Being Christian in an Affluent Society

Halford Luccock tells of a family called Danks who were devoted to one another and had a happy home. Mr. Danks was a song-writer, which was a very precarious business, and they were poor. But their poverty seemed to draw them closer together. Danks was so impressed with this affection that he wrote a song everybody now knows, “Silver Threads Among the Gold.” The song brought him fame and fortune—but it also brought discord and unhappiness. The home was broken up, and in time Mr. and Mrs. Danks were separated. Some years later he was found dead, kneeling beside his bed in a cheap boarding house in Philadelphia. On the bed beside him lay an old copy of “Silver Threads” with these words written across it: “It is hard to grow old alone” (The Halford Luccock Treasury, p. 417).

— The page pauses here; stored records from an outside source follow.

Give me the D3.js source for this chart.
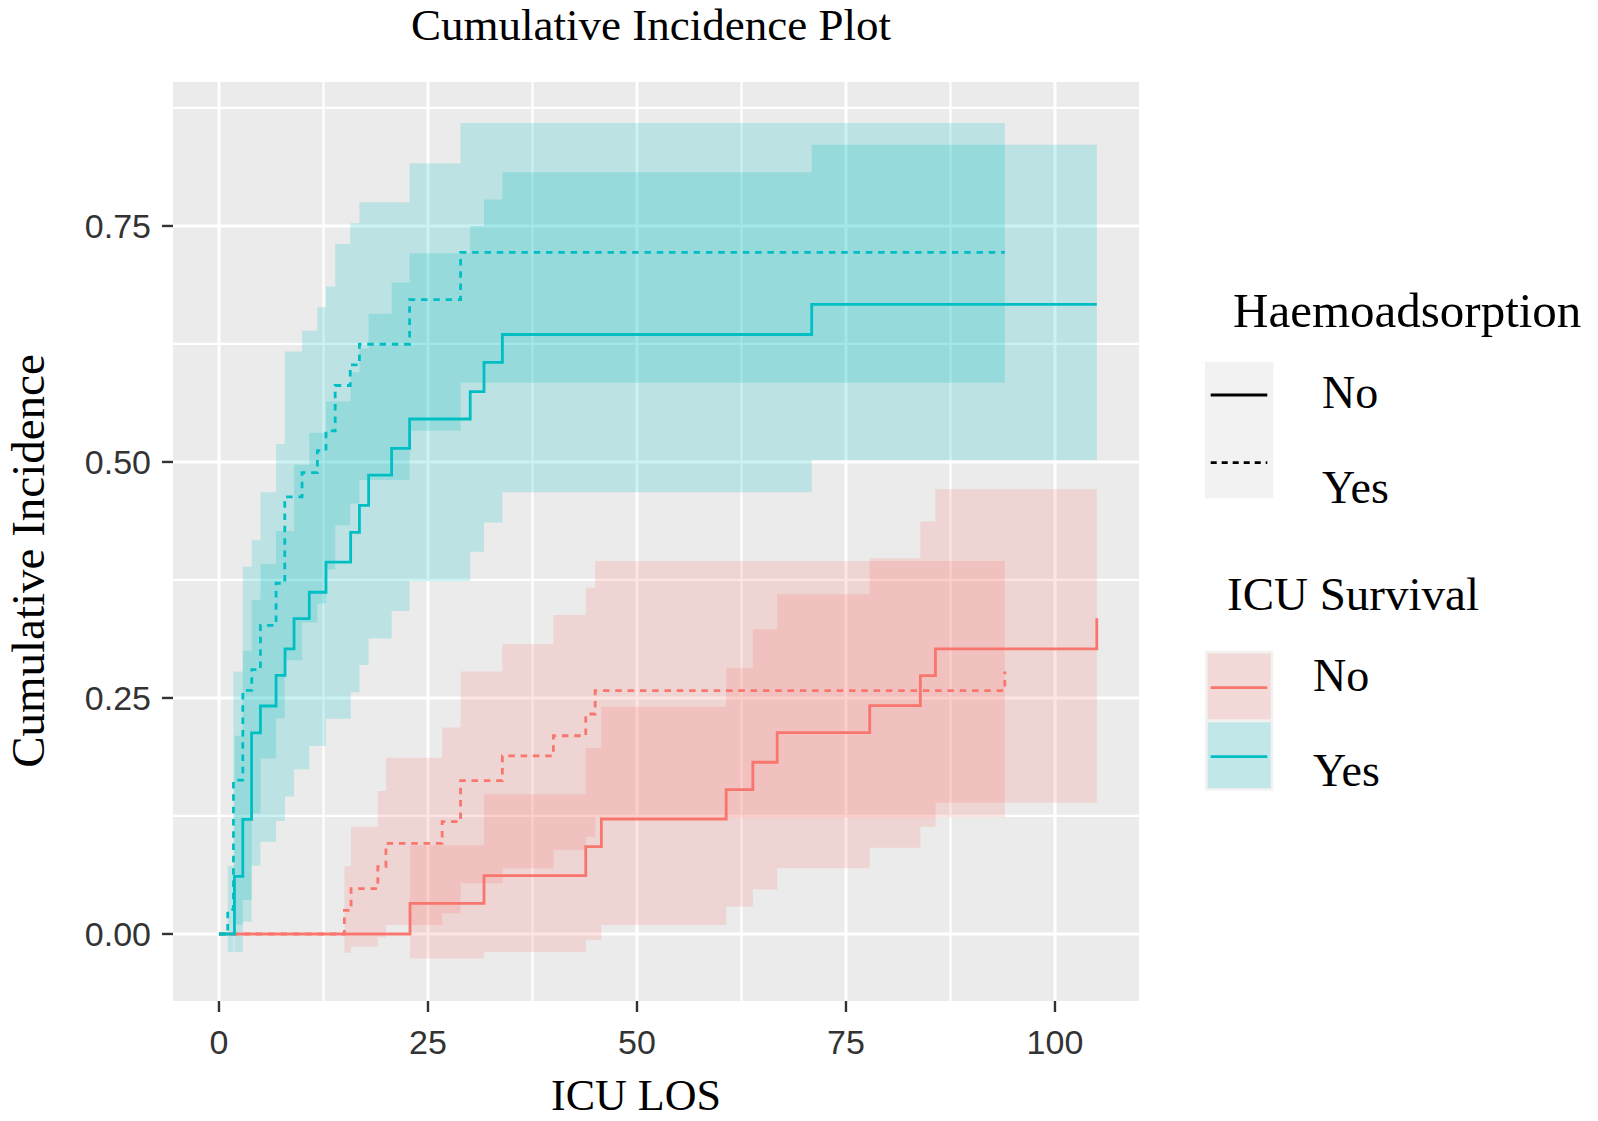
<!DOCTYPE html>
<html><head><meta charset="utf-8">
<script src="https://cdn.jsdelivr.net/npm/d3@7"></script>
<style>body{margin:0;background:#fff;} svg{display:block;}</style>
</head><body>
<svg id="chart" width="1598" height="1121"></svg>
<script>
// ---------------- DATA ----------------
const xTicks = [0, 25, 50, 75, 100];
const xTickLabels = ["0", "25", "50", "75", "100"];
const xMinorTicks = [12.5, 37.5, 62.5, 87.5];
const yTicks = [0, 0.25, 0.5, 0.75];
const yTickLabels = ["0.00", "0.25", "0.50", "0.75"];
const yMinorTicks = [0.125, 0.375, 0.625, 0.875];

const haemoLevels = ["No", "Yes"];
const survivalLevels = ["No", "Yes"];

// ICU Survival = Yes, Haemoadsorption = No
const survYesHaemoNoTime  = [0, 1.85, 2.85, 3.9, 4.96, 6.83, 7.9, 8.98, 10.8, 12.8, 15.75, 16.8, 17.9, 20.65, 22.8, 30.05, 31.7, 33.9, 70.9];
const survYesHaemoNoEst   = [0, 0.061, 0.1215, 0.213, 0.2415, 0.274, 0.302, 0.334, 0.362, 0.394, 0.4255, 0.454, 0.486, 0.5145, 0.5455, 0.5745, 0.6056, 0.635, 0.667];
const survYesHaemoNoLower = [null, -0.019, 0.013, 0.0724, 0.0978, 0.1197, 0.1455, 0.1745, 0.199, 0.228, 0.256, 0.285, 0.313, 0.342, 0.374, 0.405, 0.436, 0.468, 0.502];
const survYesHaemoNoUpper = [null, 0.21, 0.30, 0.354, 0.392, 0.427, 0.427, 0.497, 0.531, 0.564, 0.595, 0.62, 0.657, 0.69, 0.721, 0.75, 0.778, 0.807, 0.836];
const survYesHaemoNoEnd = 105;

// ICU Survival = Yes, Haemoadsorption = Yes
const survYesHaemoYesTime  = [0, 1.05, 1.73, 2.85, 3.92, 4.96, 6.83, 7.87, 9.94, 11.77, 12.8, 13.9, 15.7, 16.8, 22.8, 28.9];
const survYesHaemoYesEst   = [0, 0.026, 0.163, 0.258, 0.28, 0.327, 0.3715, 0.463, 0.4887, 0.512, 0.533, 0.581, 0.6028, 0.6247, 0.672, 0.722];
const survYesHaemoYesLower = [null, -0.019, 0.01, 0.036, 0.128, 0.186, 0.2285, 0.29, 0.33, 0.35, 0.386, 0.433, 0.456, 0.481, 0.533, 0.584];
const survYesHaemoYesUpper = [null, 0.072, 0.278, 0.389, 0.417, 0.468, 0.519, 0.617, 0.639, 0.664, 0.686, 0.731, 0.753, 0.775, 0.8165, 0.859];
const survYesHaemoYesEnd = 94;

// ICU Survival = No, Haemoadsorption = No
const survNoHaemoNoTime  = [0, 22.85, 31.7, 43.87, 45.74, 60.67, 63.86, 66.77, 77.84, 83.9, 85.7, 105];
const survNoHaemoNoEst   = [0, 0.0325, 0.0618, 0.0925, 0.1218, 0.153, 0.1819, 0.2133, 0.2419, 0.2736, 0.302, 0.3344];
const survNoHaemoNoLower = [null, -0.026, -0.019, -0.006, 0.0095, 0.029, 0.047, 0.0696, 0.0914, 0.1137, 0.139, null];
const survNoHaemoNoUpper = [null, 0.094, 0.148, 0.197, 0.2408, 0.2815, 0.3227, 0.36, 0.398, 0.437, 0.471, null];
const survNoHaemoNoEnd = 105;

// ICU Survival = No, Haemoadsorption = Yes
const survNoHaemoYesTime  = [0, 15.0, 15.8, 19.0, 19.97, 26.7, 28.9, 33.9, 40.0, 43.87, 45.0, 94];
const survNoHaemoYesEst   = [0, 0.025, 0.048, 0.0713, 0.096, 0.119, 0.1624, 0.1886, 0.21, 0.233, 0.2577, 0.278];
const survNoHaemoYesLower = [null, -0.0198, -0.0134, -0.0035, 0.0095, 0.0219, 0.0537, 0.0696, 0.089, 0.103, 0.1236, null];
const survNoHaemoYesUpper = [null, 0.072, 0.1137, 0.1515, 0.1868, 0.2186, 0.278, 0.3068, 0.3379, 0.3668, 0.395, null];
const survNoHaemoYesEnd = 94;

const series = [
  {survival: "No",  haemo: "Yes", time: survNoHaemoYesTime,  est: survNoHaemoYesEst,  lower: survNoHaemoYesLower,  upper: survNoHaemoYesUpper,  end: survNoHaemoYesEnd},
  {survival: "No",  haemo: "No",  time: survNoHaemoNoTime,   est: survNoHaemoNoEst,   lower: survNoHaemoNoLower,   upper: survNoHaemoNoUpper,   end: survNoHaemoNoEnd},
  {survival: "Yes", haemo: "Yes", time: survYesHaemoYesTime, est: survYesHaemoYesEst, lower: survYesHaemoYesLower, upper: survYesHaemoYesUpper, end: survYesHaemoYesEnd},
  {survival: "Yes", haemo: "No",  time: survYesHaemoNoTime,  est: survYesHaemoNoEst,  lower: survYesHaemoNoLower,  upper: survYesHaemoNoUpper,  end: survYesHaemoNoEnd}
];

// ---------------- LAYOUT ----------------
const panel = {left: 173, right: 1139, top: 82, bottom: 1001};
const colorScale = d3.scaleOrdinal().domain(survivalLevels).range(["#F8766D", "#00BFC4"]);
const dashScale = d3.scaleOrdinal().domain(haemoLevels).range([null, "6.5,5.8"]);

const x = d3.scaleLinear().domain([-5.5, 110.05]).range([panel.left, panel.right]);
const y = d3.scaleLinear().domain([-0.071, 0.9025]).range([panel.bottom, panel.top]);

const svg = d3.select("#chart");
const serif = "'Liberation Serif', 'DejaVu Serif', serif";
const sans = "'Liberation Sans', Arial, sans-serif";

// Title
svg.append("text").attr("x", 651).attr("y", 40).attr("text-anchor", "middle")
  .attr("font-family", serif).attr("font-size", 45).attr("fill", "#000")
  .text("Cumulative Incidence Plot");

// Panel background
svg.append("rect").attr("x", panel.left).attr("y", panel.top)
  .attr("width", panel.right - panel.left).attr("height", panel.bottom - panel.top)
  .attr("fill", "#EBEBEB");

const grid = svg.append("g");
grid.selectAll(".vminor").data(xMinorTicks).join("line")
  .attr("x1", d => x(d)).attr("x2", d => x(d)).attr("y1", panel.top).attr("y2", panel.bottom)
  .attr("stroke", "#fff").attr("stroke-width", 2.2);
grid.selectAll(".hminor").data(yMinorTicks).join("line")
  .attr("y1", d => y(d)).attr("y2", d => y(d)).attr("x1", panel.left).attr("x2", panel.right)
  .attr("stroke", "#fff").attr("stroke-width", 2.2);
grid.selectAll(".vmajor").data(xTicks).join("line")
  .attr("x1", d => x(d)).attr("x2", d => x(d)).attr("y1", panel.top).attr("y2", panel.bottom)
  .attr("stroke", "#fff").attr("stroke-width", 3);
grid.selectAll(".hmajor").data(yTicks).join("line")
  .attr("y1", d => y(d)).attr("y2", d => y(d)).attr("x1", panel.left).attr("x2", panel.right)
  .attr("stroke", "#fff").attr("stroke-width", 3);

const clipId = "panelClip";
svg.append("clipPath").attr("id", clipId).append("rect")
  .attr("x", panel.left).attr("y", panel.top)
  .attr("width", panel.right - panel.left).attr("height", panel.bottom - panel.top);
const plot = svg.append("g").attr("clip-path", `url(#${clipId})`);

// Bands
function bandPoints(s) {
  const pts = [];
  let last = -1;
  for (let i = 0; i < s.time.length; i++) {
    if (s.lower[i] != null && s.upper[i] != null) {
      pts.push({t: s.time[i], lo: s.lower[i], hi: s.upper[i]});
      last = i;
    }
  }
  if (last >= 0) {
    const nextT = (last + 1 < s.time.length) ? s.time[last + 1] : s.end;
    pts.push({t: nextT, lo: s.lower[last], hi: s.upper[last]});
  }
  return pts;
}
const area = d3.area().curve(d3.curveStepAfter)
  .x(d => x(d.t)).y0(d => y(d.lo)).y1(d => y(d.hi));
plot.selectAll(".band").data(series).join("path")
  .attr("d", s => area(bandPoints(s)))
  .attr("fill", s => colorScale(s.survival)).attr("fill-opacity", 0.2).attr("stroke", "none");

// Lines
function linePoints(s) {
  const pts = s.time.map((t, i) => ({t, v: s.est[i]}));
  const lastT = s.time[s.time.length - 1];
  if (s.end > lastT) pts.push({t: s.end, v: s.est[s.est.length - 1]});
  return pts;
}
const line = d3.line().curve(d3.curveStepAfter).x(d => x(d.t)).y(d => y(d.v));
plot.selectAll(".curve").data(series).join("path")
  .attr("d", s => line(linePoints(s)))
  .attr("fill", "none").attr("stroke", s => colorScale(s.survival))
  .attr("stroke-width", 2.8)
  .attr("stroke-dasharray", s => dashScale(s.haemo));

// Axes ticks & labels
const axisG = svg.append("g");
axisG.selectAll(".yt").data(yTicks).join("line")
  .attr("x1", panel.left - 11).attr("x2", panel.left).attr("y1", d => y(d)).attr("y2", d => y(d))
  .attr("stroke", "#333").attr("stroke-width", 2.4);
axisG.selectAll(".ytl").data(yTicks).join("text")
  .attr("x", 151).attr("y", d => y(d)).attr("dy", "0.36em").attr("text-anchor", "end")
  .attr("font-family", sans).attr("font-size", 34).attr("fill", "#333")
  .text((d, i) => yTickLabels[i]);
axisG.selectAll(".xt").data(xTicks).join("line")
  .attr("y1", panel.bottom).attr("y2", panel.bottom + 11).attr("x1", d => x(d)).attr("x2", d => x(d))
  .attr("stroke", "#333").attr("stroke-width", 2.4);
axisG.selectAll(".xtl").data(xTicks).join("text")
  .attr("x", d => x(d)).attr("y", 1054).attr("text-anchor", "middle")
  .attr("font-family", sans).attr("font-size", 34).attr("fill", "#333")
  .text((d, i) => xTickLabels[i]);

// Axis titles
svg.append("text").attr("x", 636).attr("y", 1110).attr("text-anchor", "middle")
  .attr("font-family", serif).attr("font-size", 44).attr("fill", "#000").text("ICU LOS");
svg.append("text").attr("transform", "translate(44,561) rotate(-90)").attr("text-anchor", "middle")
  .attr("font-family", serif).attr("font-size", 47).attr("fill", "#000").text("Cumulative Incidence");

// Legend: Haemoadsorption
const leg = svg.append("g");
leg.append("text").attr("x", 1233).attr("y", 327).attr("font-family", serif).attr("font-size", 49)
  .attr("fill", "#000").text("Haemoadsorption");
leg.append("rect").attr("x", 1205).attr("y", 361.7).attr("width", 68.3).attr("height", 136.6).attr("fill", "#F2F2F2");
const haemoKeyY = [395, 462.7];
const haemoLabelY = [408.3, 503.3];
haemoLevels.forEach((lv, i) => {
  leg.append("line").attr("x1", 1210.7).attr("x2", 1267.3).attr("y1", haemoKeyY[i]).attr("y2", haemoKeyY[i])
    .attr("stroke", "#000").attr("stroke-width", 2.8)
    .attr("stroke-dasharray", dashScale(lv) ? "6,5" : null);
  leg.append("text").attr("x", 1322).attr("y", haemoLabelY[i]).attr("font-family", serif)
    .attr("font-size", 46).attr("fill", "#000").text(lv);
});

// Legend: ICU Survival
leg.append("text").attr("x", 1227).attr("y", 610).attr("font-family", serif).attr("font-size", 47)
  .attr("fill", "#000").text("ICU Survival");
leg.append("rect").attr("x", 1205).attr("y", 650.7).attr("width", 68.3).attr("height", 140).attr("fill", "#F2F2F2");
const survKeyTop = [653.3, 722.3];
const survLabelY = [691, 786];
survivalLevels.forEach((lv, i) => {
  leg.append("rect").attr("x", 1207.7).attr("y", survKeyTop[i]).attr("width", 63).attr("height", 66)
    .attr("fill", colorScale(lv)).attr("fill-opacity", 0.2);
  leg.append("line").attr("x1", 1210.7).attr("x2", 1267.3)
    .attr("y1", survKeyTop[i] + 34.4).attr("y2", survKeyTop[i] + 34.4)
    .attr("stroke", colorScale(lv)).attr("stroke-width", 2.8);
  leg.append("text").attr("x", 1313).attr("y", survLabelY[i]).attr("font-family", serif)
    .attr("font-size", 46).attr("fill", "#000").text(lv);
});
</script>
</body></html>
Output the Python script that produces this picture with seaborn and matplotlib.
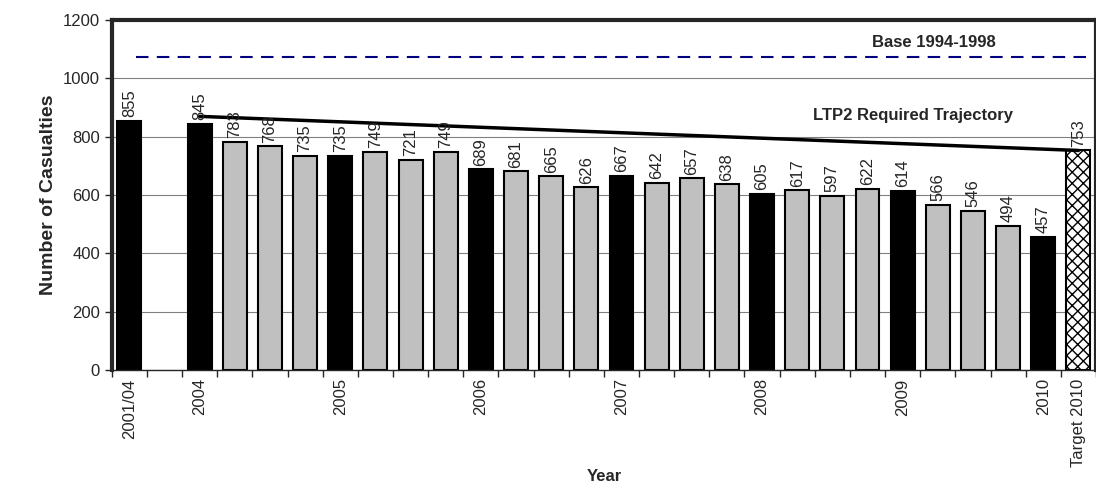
import numpy as np
import pandas as pd
import matplotlib
matplotlib.use("Agg")
import matplotlib.pyplot as plt
import seaborn as sb

values = [855, np.nan, 845, 783, 768, 735, 735, 749, 721, 749, 689, 681, 665, 626,
          667, 642, 657, 638, 605, 617, 597, 622, 614, 566, 546, 494, 457, 753]
kinds = ['year', 'gap', 'year', 'q', 'q', 'q', 'year', 'q', 'q', 'q', 'year', 'q', 'q', 'q',
         'year', 'q', 'q', 'q', 'year', 'q', 'q', 'q', 'year', 'q', 'q', 'q', 'year', 'target']
tick_labels = {0: '2001/04', 2: '2004', 6: '2005', 10: '2006', 14: '2007',
               18: '2008', 22: '2009', 26: '2010', 27: 'Target 2010'}
base_level = 1075
trajectory = [870, 753]   # from 2004 to target 2010

sb.set_style("white")
plt.rcParams['font.family'] = ['Liberation Sans', 'DejaVu Sans']
plt.rcParams['hatch.linewidth'] = 1.0

df = pd.DataFrame({'slot': range(len(values)), 'value': values, 'kind': kinds})
colors = {'year': 'black', 'gap': 'white', 'q': '#c0c0c0', 'target': 'white'}

fig = plt.figure(figsize=(10.96, 4.92), dpi=100)
ax = fig.add_axes([0.102, 0.248, 0.898, 0.711])
sb.barplot(data=df, x='slot', y='value', hue='kind', palette=colors, dodge=False,
           width=0.68, edgecolor='black', linewidth=1.5, legend=False, ax=ax)
for p in ax.patches:
    cx = p.get_x() + p.get_width() / 2
    if abs(cx - 27) < 0.3 and p.get_height() > 0:
        p.set_hatch('xxx')

for i, v in enumerate(values):
    if not np.isnan(v):
        ax.text(i, v + 12, str(int(v)), rotation=90, ha='center', va='bottom', fontsize=12)

ax.plot([0.2, 27.6], [base_level, base_level], color='#000080', ls=(0, (6, 4)), lw=1.5)
ax.text(22.9, 1124, 'Base 1994-1998', ha='center', va='center', fontsize=12, fontweight='bold')
ax.plot([2, 27], trajectory, color='black', lw=2.5)
ax.text(22.3, 874, 'LTP2 Required Trajectory', ha='center', va='center', fontsize=12, fontweight='bold')

ax.set_xlim(-0.5, 27.5)
ax.set_ylim(0, 1200)
ax.set_yticks(range(0, 1201, 200))
ax.yaxis.grid(True, color='#808080', lw=0.8)
ax.set_axisbelow(True)
ax.set_xticks(list(tick_labels.keys()))
ax.set_xticklabels(list(tick_labels.values()), rotation=90, fontsize=12)
ax.set_xticks(np.arange(-0.5, 28, 1), minor=True)
ax.tick_params(axis='x', which='major', length=0, pad=6)
ax.tick_params(axis='x', which='minor', length=5, width=1, direction='out')
ax.tick_params(axis='y', length=5, width=1, direction='out', labelsize=12)
ax.tick_params(bottom=True, left=True, which='both')
for s in ['top', 'right', 'left']:
    ax.spines[s].set_linewidth(3)
ax.spines['bottom'].set_linewidth(1)
ax.set_xlabel('Year', fontsize=12, fontweight='bold', labelpad=2)
ax.set_ylabel('Number of Casualties', fontsize=14, fontweight='bold')

fig.savefig('out.png')
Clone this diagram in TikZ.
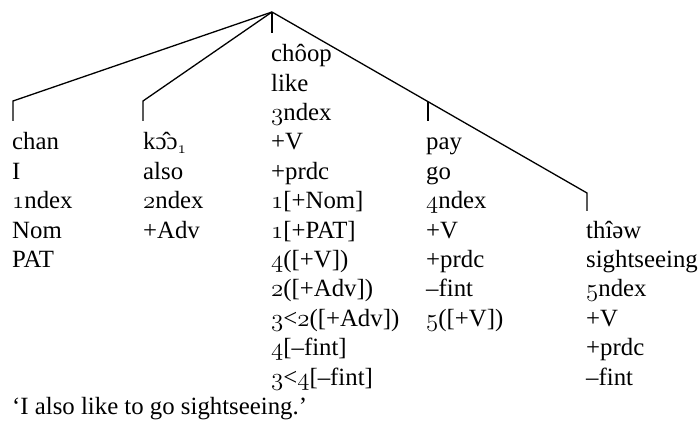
\documentclass[tikz,border=0pt]{standalone}
\usepackage{fontspec}
\setmainfont{Liberation Serif}
\newcommand{\osn}[1]{{\usefont{OML}{cmm}{m}{it}#1}}
\newcommand{\wordcol}[1]{\begin{tabular}[t]{@{}l@{}}#1\end{tabular}}
\begin{document}
\begin{tikzpicture}[x=1pt, y=-1pt,
        branch/.style={line width=1.3pt, line join=miter},
        col/.style={anchor=base west, inner sep=0pt,
            font=\fontsize{24.8}{29.4}\selectfont}]
    \useasboundingbox (0,0) rectangle (699,422);

    % branching points
    \coordinate (root) at (272,12);
    \coordinate (chantop) at (13,101);
    \coordinate (chanfoot) at (13,121);
    \coordinate (kootop) at (143,101);
    \coordinate (koofoot) at (143,121);
    \coordinate (choopfoot) at (272,33);
    \coordinate (thiewtop) at (587,193);
    \coordinate (thiewfoot) at (587,211);
    \path (root) -- (thiewtop) coordinate[pos=0.495] (paytop);
    \coordinate (payfoot) at (paytop |- chanfoot);

    % word columns
    \node[col] (chan) at (12,150) {\wordcol{chan\\I\\\osn{1}ndex\\Nom\\PAT}};
    \node[col] (koo) at (143,150) {\wordcol{k\char"0254\char"0302\char"0254\textsubscript{\osn{1}}\\also\\\osn{2}ndex\\+Adv}};
    \node[col] (choop) at (271,61.8) {\wordcol{ch\^oop\\like\\\osn{3}ndex\\+V\\+prdc\\\osn{1}[+Nom]\\\osn{1}[+PAT]\\\osn{4}([+V])\\\osn{2}([+Adv])\\\osn{3}<\osn{2}([+Adv])\\\osn{4}[--fint]\\\osn{3}<\osn{4}[--fint]}};
    \node[col] (pay) at (426,150) {\wordcol{pay\\go\\\osn{4}ndex\\+V\\+prdc\\--fint\\\osn{5}([+V])}};
    \node[col] (thiew) at (586,238.2) {\wordcol{th\^{\i}\char"0259w\\sightseeing\\\osn{5}ndex\\+V\\+prdc\\--fint}};
    \node[col] (gloss) at (12,414) {`I also like to go sightseeing.'};

    % tree
    \draw[branch] (root) -- (chantop) -- (chanfoot);
    \draw[branch] (root) -- (kootop) -- (koofoot);
    \draw[branch] (root) -- (choopfoot);
    \draw[branch] (root) -- (thiewtop) -- (thiewfoot);
    \draw[branch] (paytop) -- (payfoot);
\end{tikzpicture}
\end{document}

Without doubt it is harder to know how to abound than to know how to be abased. As the Scottish proverb has it, “It is more difficult to carry a full cup than an empty one.” And the problem of handling prosperity in a responsible Christian manner has never been more acute than it is in our affluent American society of today. Reinhold Niebuhr puts it pointedly: “How can we get a gas-propelled fur-coated congregation of prosperous Americans to share the uneasy sense over possessions that is so characteristic a note of the New Testament?”

How indeed does a Christian in our modern day learn “how to abound”?

1. By remembering that all abundance, however great, comes from God, the giver of every good and perfect gift. When Joseph Parker, for many years minister of the City Temple in London, was introduced to someone who described himself as “a self-made man,” he is said to have replied, “You lift a great responsibility from the shoulders of the Almighty.” But the fact is that there is no self-made man. For one thing, nature greatly helps to produce the abundance that men enjoy; a scientist has figured that a farmer’s effort amounts to only about 5 per cent of the factors that produce a crop of wheat. Other people, too, and the community in general, help greatly in the production of a man’s wealth. There came to New York City in 1783 a young man named John Jacob Astor, the son of a butcher in Waldorf, Germany. He invested his small capital in furs and traded directly with the Indians, peddling gewgaws and buying their furs at ridiculously low prices. In time he extended this trade to the Pacific Coast, and his ships prospered in the China trade. Undoubtedly he was something of an organizing genius, but it certainly was not by his own efforts alone that the farm he bought in Manhattan for $25,000 increased in value to approximately $500,000,000. It was the growth of the community as a whole that pushed up the value of this property. Edward A. Filene, the great Boston merchant, recognized the truth that the community helps to create abundance when he said: “Why should not I give half my money back to the people? I got it from them.”

Even where a man has contributed significantly to the production of his wealth, it is still God who gave him the power to produce, the ability and opportunity to become prosperous. He has no personal responsibility for this at all. In the truest sense, then, all abundance comes from God.

2. By remembering that, though material prosperity is not unimportant, people and personal relations are infinitely more important for fruitful and happy living.

In Charles Dickens’s Christmas Carol the miser, Scrooge, is confronted in a dream by the ghost of his dead business partner, Jacob Marley. During his lifetime Marley, like Scrooge, had been hard and stingy. And now from the realm of the departed the spirit of Marley appears, condemning himself and warning Scrooge against a similar fate. As the ghost of Marley wrings his hands and bemoans his shortcomings, Scrooge tries to console him: “But you were a good man of business, Jacob.” Whereupon Marley’s ghost cries out: “Business! Mankind was my business. The common welfare was my business. Charity, mercy, forbearance, benevolence were all my business.” Too late Jacob Marley discovered what his real business in life was.

Several years ago the Reader’s Digest carried the story of General Robert E. Wood, who after a distinguished Army career joined the board of Sears, Roebuck and Company in 1924, becoming its president in 1928. Under his guidance Sears grew into the biggest general store in the world, doing an annual sales business of $5 million. Certainly General Wood has been one of America’s most successful businessmen; an industrialist once said that “three of the biggest influences in business are General Motors, General Electric, and General Wood.” But Wood also had a deep concern for people, and particularly the employees of his company. So he developed a profit-sharing plan, under which each employee contributes up to 5 per cent of his annual salary, the company contributes up to 10 per cent of its annual net profit, and the proceeds are divided up among the employees according to their length of service. Since its beginning this scheme has enabled retiring employees to receive $1.2 billion. General Wood says he is “prouder of it than of anything else I ever did in business.”

3. By remembering that life doesn’t last forever, and that eternity knows no abundance except the riches of character and spirit.

Jesus Christ sought to enforce this salutary lesson in two memorable parables, the parable of Lazarus and Dives (Luke 16:19–31) and the parable of the rich fool (Luke 12:16–20). The point of these parables is that no matter how wealthy a man may be in this world’s goods, his riches will confer on him no lasting benefit unless he uses them to help those who are in need. Only as a man takes this lesson seriously to heart will he be able to say with Paul, “I know both how to be abased and how to abound.”